Women Conductors & The Ohio Underground Railrod

Continuing Women’s History Month I would like to focus on the brave women and men that housed, sheltered, protected, fed, clothed, and transported slaves to their freedom.  Just imagine the courage it took in the early 1820s when Catherine Coffin became a conductor and the heart of the Underground Railroad line in Newport, Indiana.  Although the term Underground Railroad (UGRR) didn’t come into use until the 1830s, it had been operating in the free state of Indiana since the early 1820s.

The purpose of the UGRR was to transport slaves from station to station until a safe place was reached where the slaves were able to live free.  This network of more than 3,000 homes and other stations helped runaway slaves travel from southern states to free states in the north and in Canada through a vast network of secret routes, safe houses and hiding places.

UGRR in Indiana
Being respected business owners in Newport in 1826, the Coffins approached the black community making it known that they would hide runaway slaves in their home.  Levi and Catherine Coffin sheltered their first slaves in the winter of 1826–1827, providing transportation, shelter, food, and clothing.  It is believed the Coffins helped as many as 2,000 slaves escape to the free states and Canada during the 20 years they lived in Newport.

Underground Railroad in Ohio
In 1847 antislavery leaders in Cincinnati convinced Levi Coffin to run a warehouse which held only non-slaved goods and moved the Coffins to Ohio where they continued their efforts to help fugitive slaves.  Cincinnati was the center of Underground Railroad activity along the Ohio-Kentucky border and was divided between antislavery and proslavery activists at that time.

Eliza Harris was just one of the many slaves Catherine helped to escape.  Eliza had crossed the frozen Ohio river barefoot and carrying her baby.  Reaching the Coffin home Eliza was exhausted and nearly dead.

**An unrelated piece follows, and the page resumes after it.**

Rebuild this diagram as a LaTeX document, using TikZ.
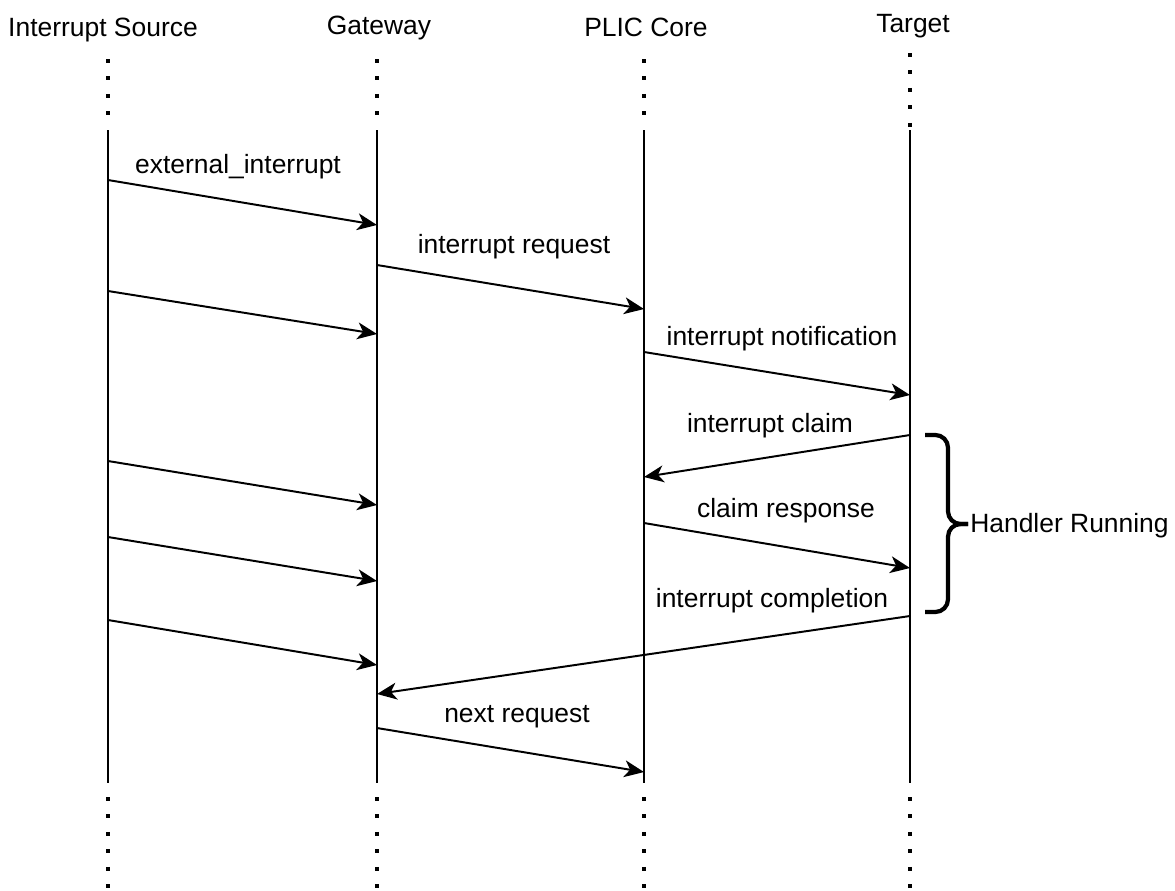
\documentclass[tikz,border=0pt]{standalone}
\usepackage{fontspec, tkz-euclide}
\setmainfont{Liberation Sans}
\usetikzlibrary{arrows.meta}
\tikzset{>={Stealth[length=14pt, width=12pt, inset=4pt]}}
\tikzset{
    lifeline/.style={line width=1.4pt},
    lifedots/.style={line width=2.8pt, dash pattern=on 2.8pt off 9.6pt},
    msg/.style={->, line width=1.4pt},
    lbl/.style={anchor=base, inner sep=0pt, font=\fontsize{18.8}{22}\selectfont},
    bracket/.style={line width=3pt, rounded corners=9pt},
}

\begin{document}
\begin{tikzpicture}[x=0.025cm, y=-0.025cm]
    \useasboundingbox (0,0) rectangle (1175,890);
    \tkzDefPoints{108/130/S, 377/130/G, 644/130/P, 910/130/T}
    \tkzDefPoints{108/783/s, 377/783/g, 644/783/p, 910/783/t}
    \node[lbl] (src) at (103,36) {Interrupt Source};
    \node[lbl] (gw) at (379,34) {Gateway};
    \node[lbl] (core) at (646,36) {PLIC Core};
    \node[lbl] (tgt) at (913,32) {Target};
    \foreach \a/\b in {S/s, G/g, P/p} {
        \draw[lifeline] (\a) -- (\b);
        \draw[lifedots] (\a) ++(0,-71) -- ++(0,57);
        \draw[lifedots] (\b) ++(0,14) -- ++(0,93);
    }
    \draw[lifeline] (T) -- (t);
    \draw[lifedots] (T) ++(0,-77) -- ++(0,77);
    \draw[lifedots] (t) ++(0,14) -- ++(0,93);
    % messages
    \tkzDefPoints{108/180/A1, 377/225/A2, 377/265/B1, 644/309/B2,
        108/291/C1, 377/334/C2, 644/352/D1, 910/395/D2,
        910/435/E1, 644/477/E2, 108/461/F1, 377/505/F2,
        644/523/H1, 910/568/H2, 108/537/K1, 377/581/K2,
        910/616/L1, 377/694/L2, 108/620/M1, 377/665/M2,
        377/728/N1, 644/772/N2}
    \foreach \u in {A, B, C, D, E, F, H, K, L, M, N}
        \draw[msg] (\u1) -- (\u2);
    \node[lbl] (lext) at (238,173) {external\_interrupt};
    \node[lbl] (lreq) at (514,253) {interrupt request};
    \node[lbl] (lnot) at (782,345) {interrupt notification};
    \node[lbl] (lclm) at (770,432) {interrupt claim};
    \node[lbl] (lrsp) at (786,517) {claim response};
    \node[lbl] (lcmp) at (772,607) {interrupt completion};
    \node[lbl] (lnxt) at (517,722) {next request};
    % handler brace
    \tkzDefPoints{925/435/R1, 925/612/R2, 968/524/Rt}
    \draw[bracket] (R1) -- ++(23,0) |- (Rt);
    \draw[bracket] (R2) -- ++(23,0) |- (Rt);
    \node[lbl, anchor=base west] (hr) at (970,532) {Handler Running};
\end{tikzpicture}
\end{document}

She was provided with food, clothing, new shoes, shelter, and rest before continuing her journey to freedom.

Harriet Beecher Stowe was living in the city and acquainted with the Coffins.  After hearing the tale Stowe retold Eliza’s story in her book Uncle Tom’s Cabin (1852). Her kind Indiana Quakers named Simeon and Rachel Halliday were based on Levi and Catherine Coffin.  The couple known then for their secrecy became public figures.